**STATED EXERCISE:** Leave out every picture, and retype exactly the lines from the line with "Generate a Python" through the line with "eq_label = 'y = -2,537x + 11,35'", both ends included.

**PROVIDED INFORMATION:**
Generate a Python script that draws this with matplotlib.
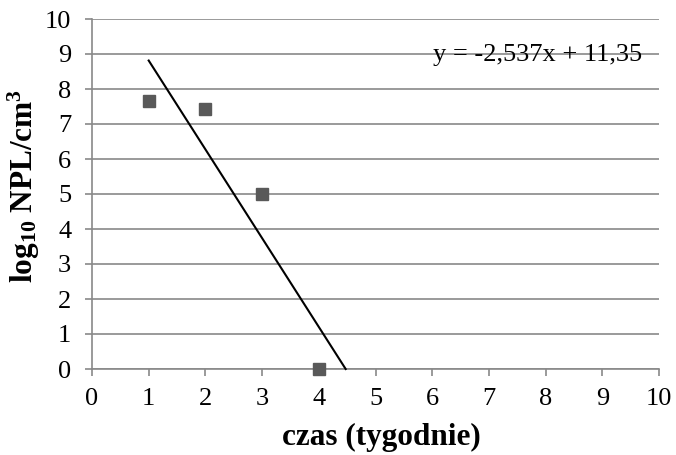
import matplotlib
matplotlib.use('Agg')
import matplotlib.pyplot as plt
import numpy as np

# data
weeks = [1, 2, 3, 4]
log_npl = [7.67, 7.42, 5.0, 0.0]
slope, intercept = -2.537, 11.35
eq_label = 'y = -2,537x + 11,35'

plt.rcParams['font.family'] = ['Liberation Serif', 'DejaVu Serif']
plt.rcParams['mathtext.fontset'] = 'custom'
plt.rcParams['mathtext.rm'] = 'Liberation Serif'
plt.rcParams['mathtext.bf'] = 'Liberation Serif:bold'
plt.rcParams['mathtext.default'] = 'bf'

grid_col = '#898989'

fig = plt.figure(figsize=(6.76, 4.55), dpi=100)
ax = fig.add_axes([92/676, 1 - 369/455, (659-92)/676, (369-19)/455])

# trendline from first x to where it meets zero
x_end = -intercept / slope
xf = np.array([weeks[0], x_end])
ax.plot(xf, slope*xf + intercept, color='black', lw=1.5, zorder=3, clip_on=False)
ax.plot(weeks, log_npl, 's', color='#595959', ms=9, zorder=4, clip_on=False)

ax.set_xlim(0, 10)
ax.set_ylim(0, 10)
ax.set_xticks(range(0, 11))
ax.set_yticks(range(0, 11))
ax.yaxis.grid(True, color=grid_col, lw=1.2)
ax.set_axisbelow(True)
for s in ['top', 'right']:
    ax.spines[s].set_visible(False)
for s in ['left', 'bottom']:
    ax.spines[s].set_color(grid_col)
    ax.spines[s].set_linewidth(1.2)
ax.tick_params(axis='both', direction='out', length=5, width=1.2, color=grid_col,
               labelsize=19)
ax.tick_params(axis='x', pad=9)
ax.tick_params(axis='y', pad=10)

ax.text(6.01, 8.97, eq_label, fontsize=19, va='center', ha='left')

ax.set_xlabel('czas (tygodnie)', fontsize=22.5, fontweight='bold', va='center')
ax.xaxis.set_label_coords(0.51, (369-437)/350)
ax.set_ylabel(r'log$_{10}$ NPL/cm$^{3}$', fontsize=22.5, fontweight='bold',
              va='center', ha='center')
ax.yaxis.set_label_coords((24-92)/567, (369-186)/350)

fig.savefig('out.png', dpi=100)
==
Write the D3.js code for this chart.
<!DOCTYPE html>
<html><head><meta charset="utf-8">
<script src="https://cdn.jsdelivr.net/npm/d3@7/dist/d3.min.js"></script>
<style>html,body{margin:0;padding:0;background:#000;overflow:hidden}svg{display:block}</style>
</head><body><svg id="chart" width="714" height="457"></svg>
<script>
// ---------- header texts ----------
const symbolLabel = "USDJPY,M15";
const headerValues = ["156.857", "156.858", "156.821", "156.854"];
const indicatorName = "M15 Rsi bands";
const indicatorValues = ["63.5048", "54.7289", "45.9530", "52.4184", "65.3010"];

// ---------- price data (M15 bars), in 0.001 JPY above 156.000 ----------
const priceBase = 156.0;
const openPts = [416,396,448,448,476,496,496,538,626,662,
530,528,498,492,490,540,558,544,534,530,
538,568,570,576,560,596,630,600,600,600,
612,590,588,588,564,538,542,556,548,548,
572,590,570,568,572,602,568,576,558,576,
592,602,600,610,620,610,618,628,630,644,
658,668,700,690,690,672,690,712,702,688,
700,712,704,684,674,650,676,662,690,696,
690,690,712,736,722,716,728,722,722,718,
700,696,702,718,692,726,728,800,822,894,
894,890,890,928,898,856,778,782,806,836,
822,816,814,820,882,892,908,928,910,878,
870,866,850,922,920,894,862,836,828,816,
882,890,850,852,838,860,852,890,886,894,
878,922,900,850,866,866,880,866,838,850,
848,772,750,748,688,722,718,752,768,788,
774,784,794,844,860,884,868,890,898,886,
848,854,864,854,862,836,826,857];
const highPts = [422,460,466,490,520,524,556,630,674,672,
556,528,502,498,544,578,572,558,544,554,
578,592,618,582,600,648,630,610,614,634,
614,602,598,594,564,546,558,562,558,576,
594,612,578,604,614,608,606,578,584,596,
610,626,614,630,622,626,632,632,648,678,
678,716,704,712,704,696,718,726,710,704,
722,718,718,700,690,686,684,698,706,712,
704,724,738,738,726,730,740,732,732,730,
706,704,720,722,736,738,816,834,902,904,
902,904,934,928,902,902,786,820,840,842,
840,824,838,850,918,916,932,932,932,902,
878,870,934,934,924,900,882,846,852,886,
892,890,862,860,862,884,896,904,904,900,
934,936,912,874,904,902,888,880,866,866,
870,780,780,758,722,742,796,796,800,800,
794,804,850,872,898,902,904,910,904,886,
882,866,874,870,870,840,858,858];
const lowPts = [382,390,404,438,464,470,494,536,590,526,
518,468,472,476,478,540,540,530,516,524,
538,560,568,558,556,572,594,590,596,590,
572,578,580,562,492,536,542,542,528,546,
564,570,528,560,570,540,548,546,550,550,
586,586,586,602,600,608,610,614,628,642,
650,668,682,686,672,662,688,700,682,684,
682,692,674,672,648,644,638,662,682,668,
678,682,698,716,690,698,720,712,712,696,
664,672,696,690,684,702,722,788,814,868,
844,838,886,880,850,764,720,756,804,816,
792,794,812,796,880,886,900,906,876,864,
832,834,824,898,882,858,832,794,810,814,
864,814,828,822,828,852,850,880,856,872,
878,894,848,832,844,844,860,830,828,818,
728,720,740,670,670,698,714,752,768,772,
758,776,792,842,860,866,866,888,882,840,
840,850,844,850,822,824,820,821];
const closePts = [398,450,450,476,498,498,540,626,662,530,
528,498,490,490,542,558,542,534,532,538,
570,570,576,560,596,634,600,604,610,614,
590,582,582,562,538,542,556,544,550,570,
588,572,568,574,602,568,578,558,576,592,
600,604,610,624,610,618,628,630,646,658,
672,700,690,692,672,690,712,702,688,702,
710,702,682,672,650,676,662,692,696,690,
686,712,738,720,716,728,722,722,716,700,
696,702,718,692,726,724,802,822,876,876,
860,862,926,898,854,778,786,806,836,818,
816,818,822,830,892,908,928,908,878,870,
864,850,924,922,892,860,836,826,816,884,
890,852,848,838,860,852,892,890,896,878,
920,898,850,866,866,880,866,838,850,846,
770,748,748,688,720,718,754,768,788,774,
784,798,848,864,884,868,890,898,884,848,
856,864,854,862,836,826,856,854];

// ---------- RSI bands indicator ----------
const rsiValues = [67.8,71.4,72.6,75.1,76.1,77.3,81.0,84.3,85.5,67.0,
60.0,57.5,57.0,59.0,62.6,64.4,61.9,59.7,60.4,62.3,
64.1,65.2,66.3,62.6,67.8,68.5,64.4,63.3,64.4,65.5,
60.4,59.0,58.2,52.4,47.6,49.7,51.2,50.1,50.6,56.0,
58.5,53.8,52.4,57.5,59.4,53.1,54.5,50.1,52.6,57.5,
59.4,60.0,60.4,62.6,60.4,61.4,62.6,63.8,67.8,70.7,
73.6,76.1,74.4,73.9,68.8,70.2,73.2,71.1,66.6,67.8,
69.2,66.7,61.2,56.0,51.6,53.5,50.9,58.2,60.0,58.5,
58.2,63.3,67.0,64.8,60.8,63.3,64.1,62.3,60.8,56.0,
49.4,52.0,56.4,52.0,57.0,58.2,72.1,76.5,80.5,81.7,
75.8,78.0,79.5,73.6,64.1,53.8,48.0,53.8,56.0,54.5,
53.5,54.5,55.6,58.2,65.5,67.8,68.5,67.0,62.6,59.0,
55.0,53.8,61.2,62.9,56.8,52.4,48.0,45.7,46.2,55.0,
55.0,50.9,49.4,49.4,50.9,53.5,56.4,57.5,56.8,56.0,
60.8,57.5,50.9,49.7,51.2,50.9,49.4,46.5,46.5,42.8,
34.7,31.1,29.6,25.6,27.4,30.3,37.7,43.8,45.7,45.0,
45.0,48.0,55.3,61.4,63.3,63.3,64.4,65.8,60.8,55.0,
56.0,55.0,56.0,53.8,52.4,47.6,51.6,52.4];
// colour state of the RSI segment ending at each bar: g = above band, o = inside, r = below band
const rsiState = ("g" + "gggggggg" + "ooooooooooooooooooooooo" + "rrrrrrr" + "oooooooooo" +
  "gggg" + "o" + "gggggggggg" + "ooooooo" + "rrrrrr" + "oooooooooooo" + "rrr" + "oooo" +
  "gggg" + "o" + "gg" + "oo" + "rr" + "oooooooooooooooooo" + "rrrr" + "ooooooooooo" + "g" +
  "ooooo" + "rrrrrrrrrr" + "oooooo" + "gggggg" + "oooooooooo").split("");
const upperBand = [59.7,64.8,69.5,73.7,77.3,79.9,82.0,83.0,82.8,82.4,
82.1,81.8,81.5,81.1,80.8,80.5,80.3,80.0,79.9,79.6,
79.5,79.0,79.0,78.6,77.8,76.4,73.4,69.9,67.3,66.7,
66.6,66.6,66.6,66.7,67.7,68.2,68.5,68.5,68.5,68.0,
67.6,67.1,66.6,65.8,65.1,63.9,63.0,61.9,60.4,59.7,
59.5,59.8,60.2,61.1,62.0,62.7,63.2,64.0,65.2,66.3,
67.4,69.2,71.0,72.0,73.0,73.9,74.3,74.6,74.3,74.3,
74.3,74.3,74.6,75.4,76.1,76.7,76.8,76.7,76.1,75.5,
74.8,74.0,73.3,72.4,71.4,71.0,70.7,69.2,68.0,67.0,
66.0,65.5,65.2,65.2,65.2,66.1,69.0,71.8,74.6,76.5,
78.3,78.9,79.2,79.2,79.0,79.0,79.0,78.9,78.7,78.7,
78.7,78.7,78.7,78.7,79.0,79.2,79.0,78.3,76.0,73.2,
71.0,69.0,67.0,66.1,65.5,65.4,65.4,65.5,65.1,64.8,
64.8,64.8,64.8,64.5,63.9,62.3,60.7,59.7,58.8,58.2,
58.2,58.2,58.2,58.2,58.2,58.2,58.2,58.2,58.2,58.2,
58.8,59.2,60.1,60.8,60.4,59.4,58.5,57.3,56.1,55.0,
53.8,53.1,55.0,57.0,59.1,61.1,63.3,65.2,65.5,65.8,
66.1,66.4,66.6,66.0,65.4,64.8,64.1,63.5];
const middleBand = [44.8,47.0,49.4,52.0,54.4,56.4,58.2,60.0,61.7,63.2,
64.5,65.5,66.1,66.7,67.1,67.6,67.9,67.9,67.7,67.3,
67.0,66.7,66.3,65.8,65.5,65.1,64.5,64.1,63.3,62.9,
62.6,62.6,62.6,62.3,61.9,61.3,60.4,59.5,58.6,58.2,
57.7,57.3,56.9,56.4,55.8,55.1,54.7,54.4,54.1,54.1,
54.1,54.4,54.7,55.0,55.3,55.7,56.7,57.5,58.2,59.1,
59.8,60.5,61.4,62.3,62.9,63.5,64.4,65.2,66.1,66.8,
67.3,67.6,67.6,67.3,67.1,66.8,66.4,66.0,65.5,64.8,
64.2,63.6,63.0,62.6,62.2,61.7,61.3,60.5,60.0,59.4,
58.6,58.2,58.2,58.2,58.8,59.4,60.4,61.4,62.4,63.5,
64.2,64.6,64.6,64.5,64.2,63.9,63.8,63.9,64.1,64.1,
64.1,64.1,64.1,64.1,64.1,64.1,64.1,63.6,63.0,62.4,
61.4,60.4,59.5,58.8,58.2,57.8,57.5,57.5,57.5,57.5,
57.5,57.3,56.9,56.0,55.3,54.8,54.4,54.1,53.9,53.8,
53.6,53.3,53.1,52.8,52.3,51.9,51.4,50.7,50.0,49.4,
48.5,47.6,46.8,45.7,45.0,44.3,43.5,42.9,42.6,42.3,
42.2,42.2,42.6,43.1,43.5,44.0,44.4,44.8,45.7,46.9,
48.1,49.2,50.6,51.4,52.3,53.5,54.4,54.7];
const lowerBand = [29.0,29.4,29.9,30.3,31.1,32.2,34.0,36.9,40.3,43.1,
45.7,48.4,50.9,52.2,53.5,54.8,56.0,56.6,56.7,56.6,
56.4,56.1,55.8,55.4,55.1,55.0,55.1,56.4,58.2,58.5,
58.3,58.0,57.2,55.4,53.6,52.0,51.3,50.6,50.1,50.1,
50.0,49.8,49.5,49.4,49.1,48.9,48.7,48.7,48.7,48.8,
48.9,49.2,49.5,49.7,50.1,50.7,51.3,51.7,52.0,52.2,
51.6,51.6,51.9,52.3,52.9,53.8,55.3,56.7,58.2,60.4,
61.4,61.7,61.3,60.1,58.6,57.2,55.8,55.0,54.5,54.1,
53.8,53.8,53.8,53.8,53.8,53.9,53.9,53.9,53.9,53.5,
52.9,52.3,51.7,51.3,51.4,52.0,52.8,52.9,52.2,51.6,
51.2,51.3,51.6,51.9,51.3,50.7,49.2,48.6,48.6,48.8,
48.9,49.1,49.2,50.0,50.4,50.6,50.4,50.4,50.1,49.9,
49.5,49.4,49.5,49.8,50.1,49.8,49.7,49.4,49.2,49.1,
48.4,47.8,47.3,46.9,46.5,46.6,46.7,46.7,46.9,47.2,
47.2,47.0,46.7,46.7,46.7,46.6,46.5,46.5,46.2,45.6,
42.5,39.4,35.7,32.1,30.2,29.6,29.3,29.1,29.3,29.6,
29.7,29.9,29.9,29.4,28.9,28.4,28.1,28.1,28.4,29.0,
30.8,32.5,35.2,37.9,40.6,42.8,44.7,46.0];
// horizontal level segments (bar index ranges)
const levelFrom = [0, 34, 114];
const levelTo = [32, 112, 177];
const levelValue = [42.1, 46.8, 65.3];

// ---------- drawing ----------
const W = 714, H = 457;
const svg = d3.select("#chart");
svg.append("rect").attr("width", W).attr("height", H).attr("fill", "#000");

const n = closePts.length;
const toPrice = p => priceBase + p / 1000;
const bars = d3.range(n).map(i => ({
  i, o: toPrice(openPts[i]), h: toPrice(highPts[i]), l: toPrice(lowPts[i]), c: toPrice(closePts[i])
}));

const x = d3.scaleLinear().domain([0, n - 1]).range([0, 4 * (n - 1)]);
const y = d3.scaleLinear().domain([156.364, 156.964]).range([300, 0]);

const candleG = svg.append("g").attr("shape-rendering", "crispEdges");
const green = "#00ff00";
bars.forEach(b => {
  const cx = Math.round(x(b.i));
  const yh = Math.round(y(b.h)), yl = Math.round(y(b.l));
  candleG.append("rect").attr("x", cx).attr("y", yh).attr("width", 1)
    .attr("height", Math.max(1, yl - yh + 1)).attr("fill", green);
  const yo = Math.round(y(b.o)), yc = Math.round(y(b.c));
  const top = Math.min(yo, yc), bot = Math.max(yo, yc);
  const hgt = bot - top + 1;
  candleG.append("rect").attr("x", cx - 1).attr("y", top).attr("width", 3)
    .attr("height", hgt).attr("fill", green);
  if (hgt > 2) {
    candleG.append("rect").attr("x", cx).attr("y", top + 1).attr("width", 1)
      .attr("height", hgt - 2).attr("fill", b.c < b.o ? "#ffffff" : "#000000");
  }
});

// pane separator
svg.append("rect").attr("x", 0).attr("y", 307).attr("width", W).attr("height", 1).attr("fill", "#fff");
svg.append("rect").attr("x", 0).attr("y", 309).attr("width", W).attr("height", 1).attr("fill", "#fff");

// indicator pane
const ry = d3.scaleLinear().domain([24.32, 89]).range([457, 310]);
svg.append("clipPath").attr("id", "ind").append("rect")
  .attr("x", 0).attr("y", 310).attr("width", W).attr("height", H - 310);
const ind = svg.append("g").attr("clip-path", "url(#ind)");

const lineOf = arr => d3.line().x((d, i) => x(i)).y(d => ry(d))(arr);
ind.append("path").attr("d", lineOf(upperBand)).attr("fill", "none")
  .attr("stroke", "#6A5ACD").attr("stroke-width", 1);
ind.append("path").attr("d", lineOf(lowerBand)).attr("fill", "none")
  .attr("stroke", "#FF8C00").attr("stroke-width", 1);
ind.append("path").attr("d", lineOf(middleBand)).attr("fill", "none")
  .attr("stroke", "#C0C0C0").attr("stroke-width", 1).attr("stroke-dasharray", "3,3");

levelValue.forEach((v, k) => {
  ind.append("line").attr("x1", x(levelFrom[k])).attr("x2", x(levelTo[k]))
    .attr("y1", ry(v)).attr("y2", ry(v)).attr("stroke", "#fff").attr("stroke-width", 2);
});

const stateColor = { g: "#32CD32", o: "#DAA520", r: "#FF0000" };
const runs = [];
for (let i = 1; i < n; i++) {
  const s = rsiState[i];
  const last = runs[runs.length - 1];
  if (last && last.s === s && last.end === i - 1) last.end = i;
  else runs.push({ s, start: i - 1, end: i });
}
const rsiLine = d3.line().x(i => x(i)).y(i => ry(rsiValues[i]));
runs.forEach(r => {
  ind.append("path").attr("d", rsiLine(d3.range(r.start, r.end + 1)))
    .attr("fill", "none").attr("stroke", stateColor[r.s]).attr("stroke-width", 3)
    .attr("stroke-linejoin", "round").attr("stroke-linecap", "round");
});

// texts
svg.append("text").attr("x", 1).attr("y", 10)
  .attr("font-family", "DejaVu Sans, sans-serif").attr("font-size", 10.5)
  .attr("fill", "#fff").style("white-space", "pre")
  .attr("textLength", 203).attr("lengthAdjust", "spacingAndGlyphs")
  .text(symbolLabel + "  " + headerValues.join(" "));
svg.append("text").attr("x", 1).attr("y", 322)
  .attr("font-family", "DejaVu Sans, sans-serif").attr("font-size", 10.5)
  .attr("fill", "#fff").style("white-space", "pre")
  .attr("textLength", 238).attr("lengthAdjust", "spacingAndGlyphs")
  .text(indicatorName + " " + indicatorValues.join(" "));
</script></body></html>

**ANSWER TO THE PROBLEM:**
Generate a Python script that draws this with matplotlib.
import matplotlib
matplotlib.use('Agg')
import matplotlib.pyplot as plt
import numpy as np

# data
weeks = [1, 2, 3, 4]
log_npl = [7.67, 7.42, 5.0, 0.0]
slope, intercept = -2.537, 11.35
eq_label = 'y = -2,537x + 11,35'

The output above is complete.